» **WHAT THE EXERCISE ASKS**: State the number of lines that contain "this", with no other text.

» **EXERCISE DATA**:
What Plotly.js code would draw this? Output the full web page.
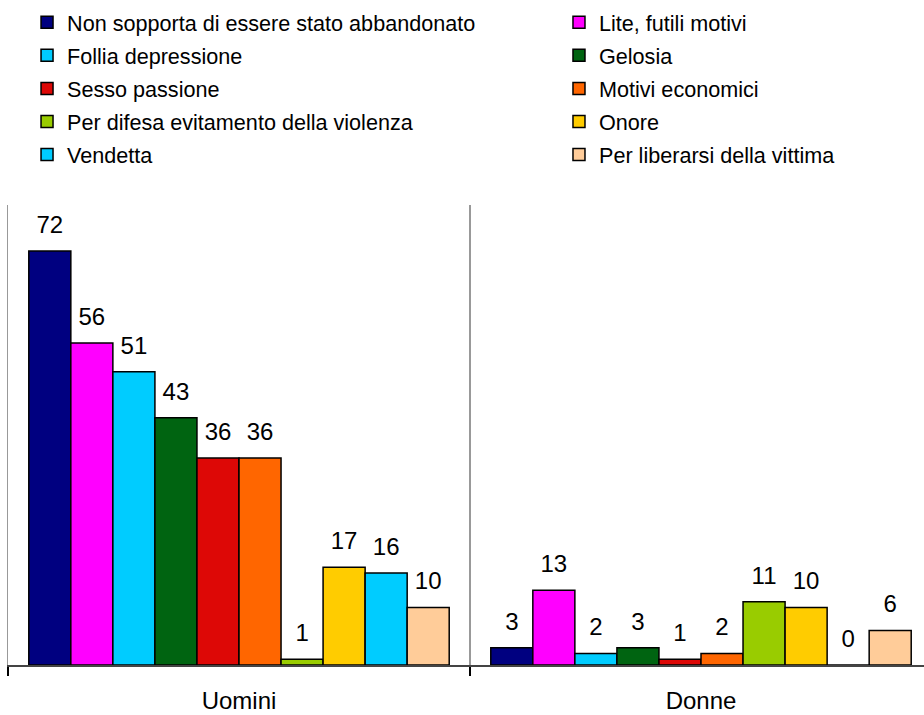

==

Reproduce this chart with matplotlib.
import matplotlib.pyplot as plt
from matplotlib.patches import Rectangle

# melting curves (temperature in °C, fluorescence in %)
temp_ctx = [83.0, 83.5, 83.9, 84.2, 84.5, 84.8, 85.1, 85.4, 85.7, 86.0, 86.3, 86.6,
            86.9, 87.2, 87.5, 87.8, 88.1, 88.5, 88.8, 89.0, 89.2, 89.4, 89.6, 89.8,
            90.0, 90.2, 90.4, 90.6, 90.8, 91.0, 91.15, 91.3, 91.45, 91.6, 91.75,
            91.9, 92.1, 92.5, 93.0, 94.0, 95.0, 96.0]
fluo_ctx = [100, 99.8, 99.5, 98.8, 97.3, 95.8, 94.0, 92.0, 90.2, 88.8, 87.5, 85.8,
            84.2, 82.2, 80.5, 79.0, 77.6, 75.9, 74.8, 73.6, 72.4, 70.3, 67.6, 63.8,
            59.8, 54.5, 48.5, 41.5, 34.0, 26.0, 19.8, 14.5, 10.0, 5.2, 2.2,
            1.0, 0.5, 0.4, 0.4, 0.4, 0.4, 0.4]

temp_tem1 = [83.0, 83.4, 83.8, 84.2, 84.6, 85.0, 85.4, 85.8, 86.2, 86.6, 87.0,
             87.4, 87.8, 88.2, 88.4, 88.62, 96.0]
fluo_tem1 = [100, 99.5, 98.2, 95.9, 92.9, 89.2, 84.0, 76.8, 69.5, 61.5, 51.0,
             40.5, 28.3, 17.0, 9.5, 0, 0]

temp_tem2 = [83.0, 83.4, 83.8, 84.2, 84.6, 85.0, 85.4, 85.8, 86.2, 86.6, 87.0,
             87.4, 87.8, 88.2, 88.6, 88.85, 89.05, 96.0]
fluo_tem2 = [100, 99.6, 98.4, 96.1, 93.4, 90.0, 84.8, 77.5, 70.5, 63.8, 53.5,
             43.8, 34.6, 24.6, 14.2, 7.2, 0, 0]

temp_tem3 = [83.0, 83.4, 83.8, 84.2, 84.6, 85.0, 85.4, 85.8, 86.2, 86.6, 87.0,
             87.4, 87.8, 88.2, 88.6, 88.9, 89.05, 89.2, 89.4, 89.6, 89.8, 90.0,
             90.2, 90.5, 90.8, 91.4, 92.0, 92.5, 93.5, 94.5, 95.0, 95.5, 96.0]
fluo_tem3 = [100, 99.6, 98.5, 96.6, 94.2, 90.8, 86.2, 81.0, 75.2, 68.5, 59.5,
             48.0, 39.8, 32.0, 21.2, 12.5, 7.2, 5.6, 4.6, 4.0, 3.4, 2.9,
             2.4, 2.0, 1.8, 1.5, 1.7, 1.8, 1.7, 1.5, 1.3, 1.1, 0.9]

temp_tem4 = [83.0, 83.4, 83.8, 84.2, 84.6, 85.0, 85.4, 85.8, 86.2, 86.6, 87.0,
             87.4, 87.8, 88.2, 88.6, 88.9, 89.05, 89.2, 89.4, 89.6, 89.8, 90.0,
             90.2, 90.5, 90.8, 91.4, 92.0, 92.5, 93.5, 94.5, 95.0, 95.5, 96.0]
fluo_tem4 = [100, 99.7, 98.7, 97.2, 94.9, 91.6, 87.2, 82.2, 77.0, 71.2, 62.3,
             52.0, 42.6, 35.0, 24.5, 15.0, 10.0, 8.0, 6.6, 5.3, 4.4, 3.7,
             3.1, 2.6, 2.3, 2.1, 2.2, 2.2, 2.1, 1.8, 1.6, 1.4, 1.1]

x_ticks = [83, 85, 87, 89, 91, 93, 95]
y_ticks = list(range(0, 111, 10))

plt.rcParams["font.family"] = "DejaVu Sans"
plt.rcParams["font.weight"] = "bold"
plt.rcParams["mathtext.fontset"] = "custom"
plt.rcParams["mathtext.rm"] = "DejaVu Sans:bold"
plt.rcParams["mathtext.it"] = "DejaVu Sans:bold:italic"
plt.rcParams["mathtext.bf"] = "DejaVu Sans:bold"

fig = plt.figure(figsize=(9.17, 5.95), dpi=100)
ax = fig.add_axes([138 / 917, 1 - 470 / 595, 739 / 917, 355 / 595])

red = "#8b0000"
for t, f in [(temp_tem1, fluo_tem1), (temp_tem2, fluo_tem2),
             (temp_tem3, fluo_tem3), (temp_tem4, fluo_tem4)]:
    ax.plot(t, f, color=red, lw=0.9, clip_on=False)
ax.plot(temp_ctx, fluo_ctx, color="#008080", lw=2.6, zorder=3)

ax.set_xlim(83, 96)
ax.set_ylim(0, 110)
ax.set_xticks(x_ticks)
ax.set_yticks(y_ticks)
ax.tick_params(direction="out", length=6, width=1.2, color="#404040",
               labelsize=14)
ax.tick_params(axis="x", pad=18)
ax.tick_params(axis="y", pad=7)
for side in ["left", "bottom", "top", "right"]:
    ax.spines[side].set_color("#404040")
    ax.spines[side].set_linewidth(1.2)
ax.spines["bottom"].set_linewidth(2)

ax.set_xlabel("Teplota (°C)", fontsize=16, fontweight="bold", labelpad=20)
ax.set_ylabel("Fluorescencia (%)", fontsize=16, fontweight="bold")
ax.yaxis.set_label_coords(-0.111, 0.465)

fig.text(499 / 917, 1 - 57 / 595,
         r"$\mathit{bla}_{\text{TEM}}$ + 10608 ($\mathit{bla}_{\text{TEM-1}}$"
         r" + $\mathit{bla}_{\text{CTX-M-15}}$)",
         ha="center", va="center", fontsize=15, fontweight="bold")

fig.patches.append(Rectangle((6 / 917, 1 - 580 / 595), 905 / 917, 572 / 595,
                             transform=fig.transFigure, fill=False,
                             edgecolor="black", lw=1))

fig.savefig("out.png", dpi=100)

» **RESPONSE TO THE TASK**: 2